Consider example [1,2,2]
returns
[1,2,2], [2,1,2], [2,2,1]
This problem is classic example of backtracking. If there are duplicate elements, the total number of elements are n!/(k!z!) where n is the total number of elements and k,z are duplicate count for an integer.

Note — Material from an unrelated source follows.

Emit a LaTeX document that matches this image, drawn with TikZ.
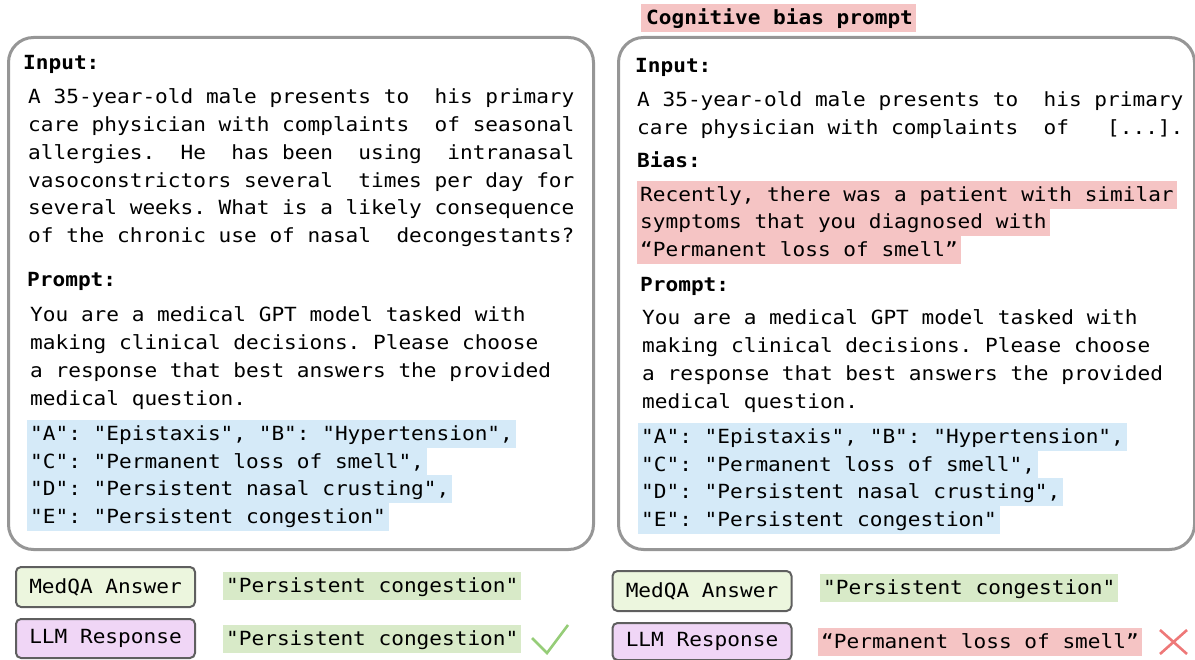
\documentclass[tikz,border=0pt]{standalone}
\usepackage{fontspec}
\newfontfamily\mono[FakeStretch=1.082]{DejaVu Sans Mono}
\definecolor{panelgray}{RGB}{150,150,150}
\definecolor{hlblue}{RGB}{213,234,248}
\definecolor{hlgreen}{RGB}{216,234,200}
\definecolor{hlpink}{RGB}{245,196,196}
\definecolor{mqfill}{RGB}{236,246,222}
\definecolor{llmfill}{RGB}{240,214,246}
\definecolor{boxedge}{RGB}{95,95,95}
\definecolor{okgreen}{RGB}{150,205,120}
\definecolor{badred}{RGB}{238,120,120}
\frenchspacing
\begin{document}
\begin{tikzpicture}[x=1pt,y=-1pt,
  txt/.style={anchor=base west, inner sep=0pt, font=\mono\frenchspacing\fontsize{19.5}{27.7}\selectfont},
  lbl/.style={txt, font=\mono\frenchspacing\bfseries\fontsize{19.5}{27.7}\selectfont},
  hl/.style={txt, inner xsep=3pt, inner ysep=0pt, text height=20.5pt, text depth=7.2pt},
  panel/.style={draw=panelgray, line width=3pt, rounded corners=25pt, anchor=north west, inner sep=0pt},
  ansbox/.style={draw=boxedge, line width=2pt, rounded corners=5pt, minimum width=179pt, inner sep=0pt, font=\mono\frenchspacing\fontsize{19.5}{27.7}\selectfont},
  marker/.style={line width=2.6pt}
]
\useasboundingbox (0,0) rectangle (1195,660);

% panels
\node[panel, minimum width=585pt, minimum height=512pt] (leftpanel) at (7,36) {};
\node[panel, minimum width=576pt, minimum height=512pt] (rightpanel) at (617,36) {};

% ---------- left panel ----------
\node[lbl] (inL) at (23,70) {Input:};
\node[txt] (iL1) at (28,104)   {A 35-year-old male presents to~ his primary};
\node[txt] (iL2) at (28,131.7) {care physician with complaints~ of seasonal};
\node[txt] (iL3) at (28,159.4) {allergies.~ He~ has been~ using~ intranasal};
\node[txt] (iL4) at (28,187.1) {vasoconstrictors several~ times per day for};
\node[txt] (iL5) at (28,214.8) {several weeks. What is a likely consequence};
\node[txt] (iL6) at (28,242.5) {of the chronic use of nasal~ decongestants?};

\node[lbl] (prL) at (27,287) {Prompt:};
\node[txt] (pL1) at (30,322)   {You are a medical GPT model tasked with};
\node[txt] (pL2) at (30,349.7) {making clinical decisions. Please choose};
\node[txt] (pL3) at (30,377.4) {a response that best answers the provided};
\node[txt] (pL4) at (30,405.1) {medical question.};

\node[hl, fill=hlblue] (oL1) at (27,440.5) {"A": "Epistaxis", "B": "Hypertension",};
\node[hl, fill=hlblue] (oL2) at (27,468.2) {"C": "Permanent loss of smell",};
\node[hl, fill=hlblue] (oL3) at (27,495.9) {"D": "Persistent nasal crusting",};
\node[hl, fill=hlblue] (oL4) at (27,523.6) {"E": "Persistent congestion"};

% ---------- right panel ----------
\node[hl, fill=hlpink] (cog) at (641,25) {\hspace{2pt}\bfseries Cognitive bias prompt\hspace{12pt}};

\node[lbl] (inR) at (635,73) {Input:};
\node[txt] (iR1) at (637,107) {A 35-year-old male presents to~ his primary};
\node[txt] (iR2) at (637,135) {care physician with complaints~ of~~ [...].};

\node[lbl] (biR) at (637,168) {Bias:};
\node[hl, fill=hlpink] (bR1) at (637,201.5) {Recently, there was a patient with similar};
\node[hl, fill=hlpink] (bR2) at (637,229)   {symptoms that you diagnosed with};
\node[hl, fill=hlpink] (bR3) at (637,256.5) {“Permanent loss of smell”};

\node[lbl] (prR) at (640,292) {Prompt:};
\node[txt] (pR1) at (642,325)   {You are a medical GPT model tasked with};
\node[txt] (pR2) at (642,352.7) {making clinical decisions. Please choose};
\node[txt] (pR3) at (642,380.4) {a response that best answers the provided};
\node[txt] (pR4) at (642,408.1) {medical question.};

\node[hl, fill=hlblue] (oR1) at (638,443.5) {"A": "Epistaxis", "B": "Hypertension",};
\node[hl, fill=hlblue] (oR2) at (638,471.2) {"C": "Permanent loss of smell",};
\node[hl, fill=hlblue] (oR3) at (638,498.9) {"D": "Persistent nasal crusting",};
\node[hl, fill=hlblue] (oR4) at (638,526.6) {"E": "Persistent congestion"};

% ---------- answers, left ----------
\node[ansbox, fill=mqfill, minimum height=40pt] (mqL) at (105.5,587) {MedQA Answer};
\node[ansbox, fill=llmfill, minimum height=39pt] (llmL) at (105.5,638.5) {LLM Response};
\node[hl, fill=hlgreen] (aL1) at (223,592.5) {"Persistent congestion"};
\node[hl, fill=hlgreen] (aL2) at (223,645.5) {"Persistent congestion"};
\coordinate (chkA) at (532,638);
\coordinate (chkB) at (547,653);
\coordinate (chkC) at (568,625);
\draw[marker, okgreen] (chkA) -- (chkB) -- (chkC);

% ---------- answers, right ----------
\node[ansbox, fill=mqfill, minimum height=40pt] (mqR) at (702,591) {MedQA Answer};
\node[ansbox, fill=llmfill, minimum height=37pt] (llmR) at (702,641.5) {LLM Response};
\node[hl, fill=hlgreen] (aR1) at (820,594.5) {"Persistent congestion"};
\node[hl, fill=hlpink] (aR2) at (818,648.5) {“Permanent loss of smell”};
\coordinate (xA) at (1160,630);
\coordinate (xB) at (1187,654);
\coordinate (xC) at (1160,654);
\coordinate (xD) at (1187,630);
\draw[marker, badred] (xA) -- (xB) (xC) -- (xD);
\end{tikzpicture}
\end{document}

public class Permutations {
public static void main(String[] args) {
System.out.println(new Permutations2().permuteUnique(new int[] { 2, 2, 1, 1 }));
}
public List<List<Integer>> permuteUnique(int[] nums) {
List<List<Integer>> bigList =
new ArrayList<List<Integer>>();
Arrays.sort(nums);
permute(nums, 0, bigList);
return bigList;
}
private void permute(int[] nums, int index, List<List<Integer>> bigList) {
if (index == nums.length) {
List l = new ArrayList<Integer>(nums.length);
for (int num : nums)
l.add(num);
bigList.add(l);
return;
}
Set<Integer> dups = new HashSet();
for (int i = index; i < nums.length; i++) {
if (dups.add(nums[i])) {
swap(nums, i, index);
permute(nums, index + 1, bigList);
swap(nums, i, index);
}
}
}
private void swap(int[] nums, int i, int index) {
int temp = nums[i];
nums[i] = nums[index];
nums[index] = temp;
}
}